We want to test whether a given day D is sufficient to complete all purchases.

  1. Group all discount days by type. For each type, store a sorted list of days when it is discounted. Sorting is necessary so that we can query how many discounts occur up to D efficiently.
  2. Define a feasibility check function for a fixed day D. This function determines whether Ivan can complete all purchases if he is allowed to buy up to day D.
  3. For each type i, compute how many discount days are ≤ D. This value represents how many items of this type can be bought at cost 1.
  4. Compare this with the required quantity k_i. If k_i items are needed and there are x discounted opportunities, then x items can be bought cheaply and the remaining max(0, k_i - x) must be bought at cost 2.
  5. Sum the total cost across all types. This gives the minimum money required to complete all purchases by day D.
  6. Compare this required cost with the money Ivan has accumulated by day D, which is D (since he earns 1 per day). If total cost ≤ D, then day D is feasible.
  7. Binary search the smallest D in the range [1, 1000] such that feasibility holds.

Why it works

For any fixed day D, each discount either exists or does not exist. There is no interaction between types because prices are independent per type. The optimal strategy within a type is always to use all available discounted slots first since they strictly reduce cost without limitation beyond availability. This makes the cost computation per type deterministic. Monotonicity follows because increasing D only adds more discount opportunities and increases available money, so feasibility cannot decrease as D grows.

Python Solution

import sys
input = sys.stdin.readline

n, m = map(int, input().split())
k = list(map(int, input().split()))

discounts = [[] for _ in range(n)]
for _ in range(m):
    d, t = map(int, input().split())
    discounts[t - 1].append(d)

for i in range(n):
    discounts[i].sort()

def can(day):
    total_cost = 0

    for i in range(n):
        need = k[i]
        if need == 0:
            continue

        dlist = discounts[i]

        # count how many discounts are available up to 'day'
        l, r = 0, len(dlist)
        while l < r:
            mid = (l + r) // 2
            if dlist[mid] <= day:
                l = mid + 1
            else:
                r = mid
        cheap = l

        cheap = min(cheap, need)
        total_cost += cheap + 2 * (need - cheap)
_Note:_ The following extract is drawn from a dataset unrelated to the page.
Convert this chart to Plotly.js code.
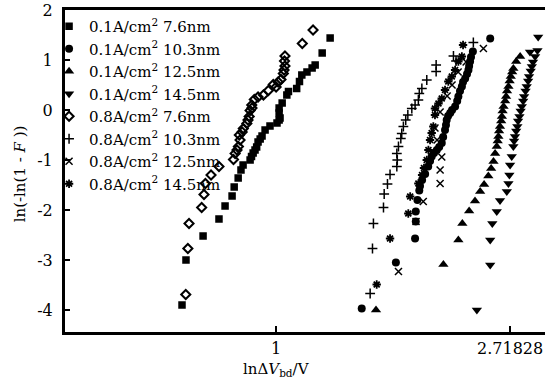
<!DOCTYPE html>
<html><head><meta charset="utf-8">
<script src="https://cdn.plot.ly/plotly-3.0.1.min.js"></script>
<style>html,body{margin:0;padding:0;overflow:hidden;background:#fff}</style>
</head><body><div id="chart" style="width:552px;height:383px"></div>
<script>
// series labels
const seriesNames = [
  '0.1A/cm<sup>2</sup> 7.6nm', '0.1A/cm<sup>2</sup> 10.3nm', '0.1A/cm<sup>2</sup> 12.5nm', '0.1A/cm<sup>2</sup> 14.5nm',
  '0.8A/cm<sup>2</sup> 7.6nm', '0.8A/cm<sup>2</sup> 10.3nm', '0.8A/cm<sup>2</sup> 12.5nm', '0.8A/cm<sup>2</sup> 14.5nm'
];
// x values: ln(ΔVbd); y values: ln(-ln(1-F))
const x_01_76 = [-0.402,-0.385,-0.312,-0.244,-0.218,-0.188,-0.179,-0.162,-0.150,-0.141,-0.111,-0.105,-0.098,-0.090,-0.083,-0.077,-0.068,-0.060,-0.047,-0.026,0.004,0.013,0.017,0.013,0.013,0.026,0.046,0.053,0.088,0.100,0.110,0.132,0.154,0.167,0.197,0.231];
const y_01_76 = [-3.90,-3.00,-2.52,-2.18,-1.92,-1.72,-1.54,-1.36,-1.20,-1.10,-1.00,-0.93,-0.86,-0.80,-0.74,-0.64,-0.58,-0.52,-0.40,-0.32,-0.26,-0.20,-0.16,-0.06,0.04,0.14,0.30,0.37,0.43,0.57,0.70,0.76,0.84,0.90,1.14,1.44];

const x_01_103 = [0.366,0.512,0.594,0.597,0.597,0.604,0.612,0.615,0.624,0.637,0.650,0.658,0.665,0.675,0.687,0.697,0.708,0.714,0.722,0.726,0.729,0.735,0.744,0.752,0.765,0.774,0.779,0.786,0.794,0.799,0.808,0.816,0.822,0.825,0.829,0.833,0.841,0.915];
const y_01_103 = [-3.97,-3.05,-2.57,-2.23,-2.03,-1.80,-1.61,-1.52,-1.40,-1.28,-1.13,-1.02,-0.93,-0.86,-0.80,-0.74,-0.66,-0.54,-0.40,-0.30,-0.20,-0.12,-0.06,0.00,0.07,0.18,0.27,0.38,0.47,0.56,0.63,0.72,0.80,0.88,0.97,1.06,1.17,1.43];

const x_01_125 = [0.427,0.715,0.779,0.796,0.825,0.850,0.872,0.889,0.907,0.919,0.929,0.936,0.943,0.947,0.950,0.953,0.957,0.962,0.965,0.968,0.972,0.979,0.983,0.987,0.993,0.998,1.003,1.009,1.014,1.026,1.043];
const y_01_125 = [-4.00,-3.09,-2.60,-2.27,-2.02,-1.82,-1.63,-1.49,-1.32,-1.17,-1.03,-0.87,-0.73,-0.62,-0.53,-0.42,-0.33,-0.22,-0.13,-0.02,0.07,0.18,0.27,0.38,0.47,0.58,0.67,0.76,0.83,0.97,1.07];

const x_01_145 = [0.858,0.915,0.915,0.924,0.943,0.957,0.986,0.993,0.997,1.000,1.007,1.014,1.017,1.021,1.026,1.031,1.034,1.040,1.045,1.050,1.056,1.060,1.066,1.071,1.077,1.081,1.088,1.093,1.098,1.107,1.085,1.117,1.120];
const y_01_145 = [-4.00,-3.10,-2.60,-2.27,-2.03,-1.81,-1.63,-1.47,-1.30,-1.10,-0.93,-0.73,-0.62,-0.53,-0.42,-0.33,-0.22,-0.13,-0.02,0.07,0.18,0.27,0.38,0.47,0.58,0.67,0.78,0.87,0.96,1.07,1.16,1.19,1.46];

const x_08_76 = [-0.386,-0.377,-0.372,-0.318,-0.308,-0.302,-0.278,-0.244,-0.182,-0.175,-0.167,-0.161,-0.154,-0.157,-0.145,-0.140,-0.125,-0.120,-0.115,-0.111,-0.103,-0.104,-0.093,-0.077,-0.054,-0.033,-0.012,0.000,0.009,0.021,0.031,0.034,0.038,0.036,0.038,0.112,0.158];
const y_08_76 = [-3.69,-2.77,-2.27,-1.95,-1.69,-1.47,-1.30,-1.13,-0.99,-0.87,-0.80,-0.73,-0.60,-0.50,-0.44,-0.37,-0.27,-0.20,-0.13,-0.01,0.04,0.10,0.21,0.26,0.30,0.39,0.51,0.46,0.56,0.61,0.73,0.80,0.88,0.98,1.08,1.33,1.60];

const x_08_103 = [0.402,0.412,0.416,0.459,0.462,0.476,0.487,0.516,0.518,0.516,0.523,0.533,0.537,0.544,0.554,0.563,0.580,0.594,0.608,0.612,0.623,0.644,0.684,0.684,0.758,0.769,0.843];
const y_08_103 = [-3.67,-2.77,-2.27,-1.95,-1.68,-1.48,-1.29,-1.13,-1.00,-0.87,-0.73,-0.57,-0.47,-0.33,-0.20,-0.10,0.03,0.10,0.20,0.33,0.43,0.60,0.77,0.90,1.08,0.98,1.35];

const x_08_125 = [0.523,0.598,0.629,0.701,0.701,0.708,0.688,0.679,0.701,0.731,0.752,0.778,0.812,0.886];
const y_08_125 = [-3.23,-2.23,-1.83,-1.47,-1.20,-0.94,-0.60,-0.36,-0.04,0.28,0.50,0.76,0.96,1.23];

const x_08_145 = [0.430,0.487,0.565,0.573,0.608,0.624,0.632,0.644,0.651,0.658,0.665,0.672,0.679,0.679,0.694,0.708,0.722,0.736,0.751,0.765,0.779,0.794,0.799];
const y_08_145 = [-3.49,-2.57,-2.07,-1.73,-1.47,-1.30,-1.16,-1.00,-0.80,-0.60,-0.46,-0.33,-0.10,0.03,0.13,0.23,0.40,0.57,0.67,0.80,0.97,1.07,1.30];

// axis ticks
const xTickVals = [0, 1];
const xTickText = ['1', '2.71828'];
const yTickVals = [-4, -3, -2, -1, 0, 1, 2];
const yTickText = ['-4', '-3', '-2', '-1', '0', '1', '2'];

const FONT = 'DejaVu Serif';
const xs = [x_01_76, x_01_103, x_01_125, x_01_145, x_08_76, x_08_103, x_08_125, x_08_145];
const ys = [y_01_76, y_01_103, y_01_125, y_01_145, y_08_76, y_08_103, y_08_125, y_08_145];
const markers = [
  {symbol:'square', size:7.5, color:'#000'},
  {symbol:'circle', size:8, color:'#000'},
  {symbol:'triangle-up', size:9, color:'#000'},
  {symbol:'triangle-down', size:9, color:'#000'},
  {symbol:'diamond-open', size:7, color:'#000', line:{width:2, color:'#000'}},
  {symbol:'cross-thin-open', size:7, color:'#000', line:{width:1.5, color:'#000'}},
  {symbol:'x-thin-open', size:7, color:'#000', line:{width:1.5, color:'#000'}},
  {symbol:'asterisk-open', size:7, color:'#000', line:{width:1.8, color:'#000'}}
];
const traces = xs.map((x, i) => ({
  type: 'scatter', mode: 'markers', x: x, y: ys[i], name: seriesNames[i],
  marker: markers[i], hoverinfo: 'none'
}));

const layout = {
  width: 552, height: 383,
  margin: {l: 65, r: 4, t: 10, b: 51},
  paper_bgcolor: '#fff', plot_bgcolor: '#fff',
  font: {family: FONT, size: 16, color: '#000'},
  showlegend: true,
  legend: {x: -0.033, y: 1.0, xanchor: 'left', yanchor: 'top', bgcolor: 'rgba(0,0,0,0)',
           font: {family: FONT, size: 15, color: '#000'}, itemsizing: 'trace', tracegroupgap: 0},
  xaxis: {range: [-0.902, 1.162], showgrid: false, zeroline: false, showline: true, linewidth: 3,
          linecolor: '#000', mirror: true, ticks: 'inside', ticklen: 6, tickwidth: 2, tickcolor: '#000',
          tickvals: xTickVals, ticktext: xTickText, tickfont: {family: FONT, size: 16}},
  yaxis: {range: [-4.44, 2], showgrid: false, zeroline: false, showline: true, linewidth: 3,
          linecolor: '#000', mirror: true, ticks: 'inside', ticklen: 5, tickwidth: 2, tickcolor: '#000',
          tickvals: yTickVals, ticktext: yTickText, ticklabelstandoff: 6, tickfont: {family: FONT, size: 16}},
  annotations: [
    {text: 'lnΔ<i>V</i><sub>bd</sub>/V', xref: 'x', yref: 'paper', x: 0, y: -0.118,
     xanchor: 'center', yanchor: 'middle', showarrow: false, font: {family: FONT, size: 15}},
    {text: 'ln(-ln(1 - <i>F</i> ))', xref: 'paper', yref: 'paper', x: -0.093, y: 0.49,
     xanchor: 'center', yanchor: 'middle', textangle: -90, showarrow: false, font: {family: FONT, size: 15}}
  ]
};
Plotly.newPlot('chart', traces, layout, {staticPlot: true, displayModeBar: false});
</script></body></html>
    return total_cost <= day

lo, hi = 1, 1000
ans = 1000

while lo <= hi:
    mid = (lo + hi) // 2
    if can(mid):
        ans = mid
        hi = mid - 1
    else:
        lo = mid + 1

print(ans)

The solution first builds a per-type list of discount days. This structure is essential because it isolates all time-dependent information in a way that can be queried efficiently. The feasibility function then converts the scheduling problem into a purely arithmetic cost computation.

The binary search relies on the fact that if Ivan can finish by day D, he can also finish by any later day, since both money and discount availability only increase.
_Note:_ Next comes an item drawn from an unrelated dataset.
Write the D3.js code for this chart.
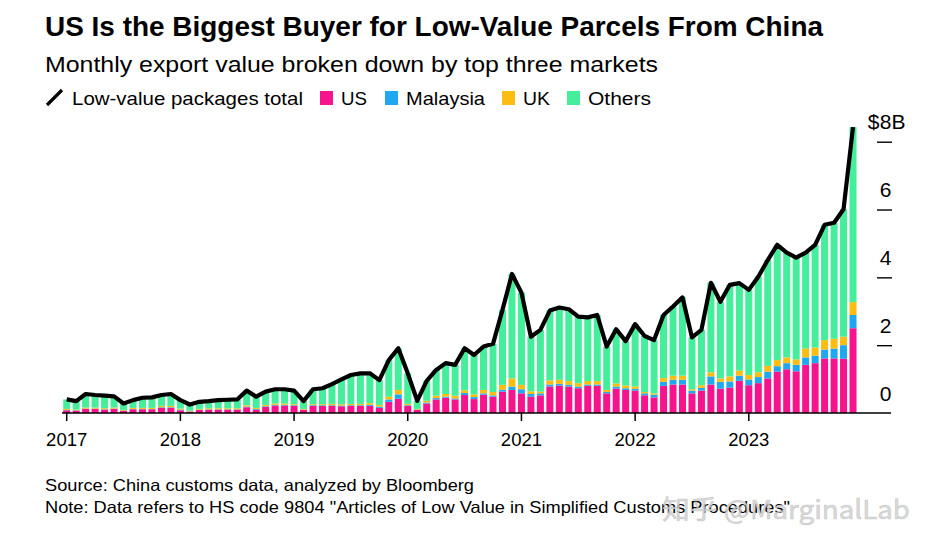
<!DOCTYPE html>
<html>
<head>
<meta charset="utf-8">
<script src="https://cdn.jsdelivr.net/npm/d3@7"></script>
<style>
  html, body { margin: 0; padding: 0; background: #fff; }
  svg { display: block; font-family: "Liberation Sans", Arial, sans-serif; }
</style>
</head>
<body>
<svg id="chart" width="936" height="548"></svg>
<script>
// ---------- data (billions USD, monthly Jan 2017 – Dec 2023) ----------
const years = ["2017","2018","2019","2020","2021","2022","2023"];
const seriesNames = ["US","Malaysia","UK","Others"];
const seriesColors = ["#f5148c","#1fa8f0","#fbbd12","#45ee9a"];
const yTicks = [0,2,4,6,8];

const total = [
  0.40,0.35,0.56,0.53,0.51,0.49,0.28,0.38,0.45,0.46,0.53,0.56,
  0.38,0.25,0.33,0.35,0.38,0.39,0.40,0.66,0.48,0.63,0.70,0.70,
  0.66,0.35,0.70,0.73,0.85,0.99,1.12,1.17,1.17,0.97,1.56,1.91,
  1.17,0.36,0.95,1.27,1.47,1.42,1.91,1.71,1.96,2.04,3.04,4.10,
  3.55,2.25,2.45,3.02,3.11,3.06,2.84,2.82,2.89,1.96,2.47,2.12,
  2.62,2.27,2.15,2.89,3.14,3.41,2.23,2.45,3.84,3.28,3.78,3.83,
  3.63,4.02,4.51,4.96,4.73,4.58,4.73,4.96,5.55,5.61,6.01,8.43
];
const us = [
  0.08,0.07,0.12,0.12,0.10,0.12,0.06,0.11,0.11,0.11,0.15,0.15,
  0.08,0.04,0.09,0.10,0.10,0.10,0.10,0.17,0.10,0.18,0.22,0.22,
  0.21,0.09,0.21,0.21,0.21,0.20,0.21,0.21,0.21,0.15,0.33,0.42,
  0.21,0.09,0.28,0.40,0.45,0.40,0.53,0.41,0.54,0.48,0.63,0.68,
  0.58,0.48,0.52,0.78,0.81,0.78,0.73,0.80,0.80,0.58,0.72,0.68,
  0.66,0.52,0.46,0.80,0.84,0.84,0.58,0.66,0.84,0.72,0.75,0.95,
  0.82,0.88,1.02,1.22,1.29,1.23,1.42,1.47,1.61,1.61,1.60,2.50
];
const malaysia = [
  0.01,0.01,0.01,0.01,0.01,0.01,0.01,0.01,0.01,0.01,0.02,0.02,
  0.02,0.01,0.01,0.01,0.01,0.01,0.01,0.02,0.02,0.02,0.02,0.02,
  0.02,0.01,0.02,0.02,0.02,0.02,0.02,0.02,0.03,0.04,0.07,0.13,
  0.02,0.01,0.03,0.04,0.03,0.03,0.06,0.06,0.04,0.04,0.06,0.10,
  0.12,0.08,0.06,0.06,0.05,0.05,0.05,0.04,0.04,0.04,0.06,0.05,
  0.05,0.06,0.08,0.12,0.14,0.14,0.08,0.08,0.24,0.20,0.18,0.15,
  0.17,0.18,0.20,0.16,0.18,0.19,0.22,0.22,0.26,0.29,0.40,0.39
];
const uk = [
  0.03,0.02,0.03,0.03,0.03,0.03,0.02,0.03,0.03,0.03,0.04,0.04,
  0.03,0.02,0.02,0.03,0.03,0.03,0.03,0.04,0.03,0.04,0.04,0.04,
  0.03,0.02,0.03,0.03,0.04,0.04,0.04,0.04,0.05,0.05,0.08,0.13,
  0.04,0.02,0.05,0.07,0.08,0.08,0.08,0.08,0.10,0.10,0.14,0.24,
  0.13,0.08,0.05,0.12,0.12,0.11,0.10,0.10,0.10,0.06,0.09,0.08,
  0.07,0.04,0.04,0.11,0.12,0.12,0.04,0.08,0.12,0.10,0.15,0.15,
  0.13,0.14,0.17,0.18,0.17,0.16,0.26,0.24,0.28,0.29,0.25,0.38
];
const others = [
  0.28,0.25,0.40,0.37,0.37,0.33,0.19,0.23,0.30,0.31,0.32,0.35,
  0.25,0.18,0.21,0.21,0.24,0.25,0.26,0.43,0.33,0.39,0.42,0.42,
  0.40,0.23,0.44,0.47,0.58,0.73,0.85,0.90,0.88,0.73,1.08,1.23,
  0.90,0.24,0.59,0.76,0.91,0.91,1.24,1.16,1.28,1.42,2.21,3.08,
  2.72,1.61,1.82,2.06,2.13,2.12,1.96,1.88,1.95,1.28,1.60,1.31,
  1.84,1.65,1.57,1.86,2.04,2.31,1.53,1.63,2.64,2.26,2.70,2.58,
  2.51,2.82,3.12,3.40,3.09,3.00,2.83,3.03,3.40,3.42,3.76,5.16
];

// month categories
const months = [];
years.forEach(y => { for (let m = 1; m <= 12; m++) months.push(y + "-" + String(m).padStart(2, "0")); });

const rows = months.map((mo, i) => ({
  month: mo, US: us[i], Malaysia: malaysia[i], UK: uk[i], Others: others[i], total: total[i]
}));

// ---------- layout ----------
const svg = d3.select("#chart");
const baseY = 413;
const topY = 141.7;

const x = d3.scaleBand()
  .domain(months)
  .range([61.96, 857.76])
  .paddingInner(0.26)
  .paddingOuter(0.13);

const y = d3.scaleLinear().domain([0, 8]).range([baseY, topY]);
const color = d3.scaleOrdinal().domain(seriesNames).range(seriesColors);

// ---------- header ----------
svg.append("text")
  .attr("x", 45).attr("y", 36)
  .attr("font-size", 28).attr("font-weight", "bold").attr("fill", "#000")
  .attr("textLength", 778).attr("lengthAdjust", "spacingAndGlyphs")
  .text("US Is the Biggest Buyer for Low-Value Parcels From China");

svg.append("text")
  .attr("x", 45).attr("y", 72)
  .attr("font-size", 22).attr("fill", "#000")
  .attr("textLength", 613).attr("lengthAdjust", "spacingAndGlyphs")
  .text("Monthly export value broken down by top three markets");

// legend
const lg = svg.append("g");
lg.append("line")
  .attr("x1", 47).attr("y1", 105).attr("x2", 62).attr("y2", 90)
  .attr("stroke", "#000").attr("stroke-width", 3.2);
lg.append("text")
  .attr("x", 72).attr("y", 105).attr("font-size", 19).attr("fill", "#000")
  .attr("textLength", 231).attr("lengthAdjust", "spacingAndGlyphs")
  .text("Low-value packages total");

const legendItems = [
  { name: "US", sx: 320, tx: 341, w: 26 },
  { name: "Malaysia", sx: 385, tx: 406, w: 79 },
  { name: "UK", sx: 502, tx: 523, w: 27 },
  { name: "Others", sx: 567, tx: 588, w: 63 }
];
legendItems.forEach(d => {
  lg.append("rect")
    .attr("x", d.sx).attr("y", 91).attr("width", 13).attr("height", 14)
    .attr("fill", color(d.name));
  lg.append("text")
    .attr("x", d.tx).attr("y", 105).attr("font-size", 19).attr("fill", "#000")
    .attr("textLength", d.w).attr("lengthAdjust", "spacingAndGlyphs")
    .text(d.name);
});

// ---------- bars ----------
const stack = d3.stack().keys(seriesNames);
const stacked = stack(rows);

svg.append("g")
  .selectAll("g")
  .data(stacked)
  .join("g")
  .attr("fill", d => color(d.key))
  .selectAll("rect")
  .data(d => d)
  .join("rect")
  .attr("x", d => x(d.data.month))
  .attr("width", x.bandwidth())
  .attr("y", d => y(d[1]))
  .attr("height", d => Math.max(0, y(d[0]) - y(d[1])));

// ---------- axes ----------
svg.append("line")
  .attr("x1", 62).attr("x2", 891).attr("y1", baseY).attr("y2", baseY)
  .attr("stroke", "#000").attr("stroke-width", 1.5);

const xAxisG = svg.append("g").attr("transform", `translate(0,${baseY})`);
const xAxis = d3.axisBottom(x)
  .tickValues(years.map(yy => yy + "-01"))
  .tickFormat(d => d.slice(0, 4))
  .tickSize(8)
  .tickPadding(12);
xAxisG.call(xAxis);
xAxisG.select(".domain").remove();
xAxisG.selectAll(".tick line").attr("stroke", "#000").attr("stroke-width", 1.5);
xAxisG.selectAll(".tick text")
  .attr("font-size", 18.5).attr("fill", "#000")
  .attr("font-family", "'Liberation Sans', Arial, sans-serif");

const yAxisG = svg.append("g").attr("transform", "translate(877,0)");
const yAxis = d3.axisRight(y).tickValues(yTicks).tickSize(15).tickFormat("");
yAxisG.call(yAxis);
yAxisG.select(".domain").remove();
yAxisG.selectAll(".tick line")
  .attr("stroke", "#000").attr("stroke-width", 1.4)
  .attr("opacity", d => d === 0 ? 0 : 1);

const yl = svg.append("g");
yTicks.forEach(t => {
  const ty = y(t) - 12.5;
  yl.append("text")
    .attr("x", 885.5).attr("y", ty).attr("text-anchor", "middle")
    .attr("font-size", 21).attr("fill", "#000")
    .text(t);
  if (t === 8) {
    yl.append("text").attr("x", 879.5).attr("y", ty).attr("text-anchor", "end")
      .attr("font-size", 21).attr("fill", "#000").text("$");
    yl.append("text").attr("x", 891.5).attr("y", ty).attr("text-anchor", "start")
      .attr("font-size", 21).attr("fill", "#000").text("B");
  }
});

// ---------- total line ----------
const line = d3.line()
  .x(d => x(d.month) + x.bandwidth() / 2)
  .y(d => y(d.total));

svg.append("path")
  .datum(rows)
  .attr("d", line)
  .attr("fill", "none")
  .attr("stroke", "#000")
  .attr("stroke-width", 4.2)
  .attr("stroke-linejoin", "round")
  .attr("stroke-linecap", "butt");

// ---------- footnotes ----------
svg.append("text")
  .attr("x", 45).attr("y", 491).attr("font-size", 16.5).attr("fill", "#000")
  .attr("textLength", 429).attr("lengthAdjust", "spacingAndGlyphs")
  .text("Source: China customs data, analyzed by Bloomberg");
svg.append("text")
  .attr("x", 45).attr("y", 513).attr("font-size", 16.5).attr("fill", "#000")
  .attr("textLength", 745).attr("lengthAdjust", "spacingAndGlyphs")
  .text("Note: Data refers to HS code 9804 \"Articles of Low Value in Simplified Customs Procedures\"");

// watermark (overlaps the note, as in the reference)
svg.append("text")
  .attr("x", 662).attr("y", 519)
  .attr("font-size", 26)
  .attr("font-family", "'Noto Sans CJK SC', 'Noto Sans', sans-serif")
  .attr("textLength", 248).attr("lengthAdjust", "spacingAndGlyphs")
  .attr("fill", "#d4d4d4").attr("fill-opacity", 0.85)
  .attr("stroke", "#b0b0b0").attr("stroke-width", 0.6).attr("stroke-opacity", 0.6)
  .text("知乎 @MarginalLab");
</script>
</body>
</html>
Inside can, the binary search over each discount list is the only non-trivial step. It counts how many promotions are available up to the candidate day. That count directly determines how many items can be bought cheaply.

Worked Examples

Example 1

Input:

5 6
1 2 0 2 0
2 4
3 3
1 5
1 2
1 5
2 3

We test feasibility for increasing days.

Day Money Type costs computation Total cost Feasible
2 2 discounts limited >2 No
5 5 some discounts usable >5 No
8 8 enough discounts used optimally 8 Yes

At day 8, enough discounted opportunities exist across types that the total cost drops to match available money. This confirms the optimal answer.

Example 2

Input:

1 1
2
2 1
Day Money Cheap items Cost Feasible
1 1 0 4 No
2 2 2 2 Yes

This demonstrates how waiting increases both budget and discount coverage, making the later day strictly better.

Complexity Analysis

Measure Complexity Explanation
Time O((n + m) log m + n log 1000) sorting discounts, binary search per check, and outer binary search over days
Space O(m) storing discount lists per type

The constraints allow up to 1000 types and 1000 offers, so even repeated binary searches remain comfortably within limits.

Test Cases

import sys, io

def run(inp: str) -> str:
    sys.stdin = io.StringIO(inp)
    import sys
    input = sys.stdin.readline

    n, m = map(int, input().split())
    k = list(map(int, input().split()))

    discounts = [[] for _ in range(n)]
    for _ in range(m):
        d, t = map(int, input().split())
        discounts[t - 1].append(d)

    for i in range(n):
        discounts[i].sort()

    def can(day):
        total_cost = 0
        for i in range(n):
            need = k[i]
            if need == 0:
                continue
            dlist = discounts[i]
            l, r = 0, len(dlist)
            while l < r:
                mid = (l + r) // 2
                if dlist[mid] <= day:
                    l = mid + 1
                else:
                    r = mid
            cheap = min(l, need)
            total_cost += cheap + 2 * (need - cheap)
        return total_cost <= day

    lo, hi = 1, 1000
    ans = 1000
    while lo <= hi:
        mid = (lo + hi) // 2
        if can(mid):
            ans = mid
            hi = mid - 1
        else:
            lo = mid + 1

    return str(ans)

# provided sample
assert run("""5 6
1 2 0 2 0
2 4
3 3
1 5
1 2
1 5
2 3
""") == "8"

# minimum case
assert run("""1 0
1
""") == "2"

# all discounts perfect
assert run("""2 2
1 1
1 1
1 1
""") == "1"

# no discounts
assert run("""2 0
1 1
""") == "4"

# boundary mix
assert run("""3 3
1 0 1
1 1
2 1
3 3
""") == "3"
Test input Expected output What it validates
1 item, no offers 2 base cost without discounts
all items discounted immediately 1 early optimal completion
no discounts at all 4 pure 2-burle pricing
staggered discounts 3 correct time-sensitive allocation

Edge Cases

One important edge case is when a type has more discount days than required items. The algorithm correctly caps usable discounts with min(cheap, need), preventing overcounting.

Another case is when discounts exist but occur after the optimal completion day. For example:

1 1
2
5 1

Even though a discount exists, it is useless for early days. The feasibility check ensures only discounts with day ≤ D are considered.

A final subtle case is when Ivan has enough money but insufficient discounts, meaning costs remain high. The algorithm handles this because feasibility depends on both accumulated money and achievable reduced cost, not just budget alone.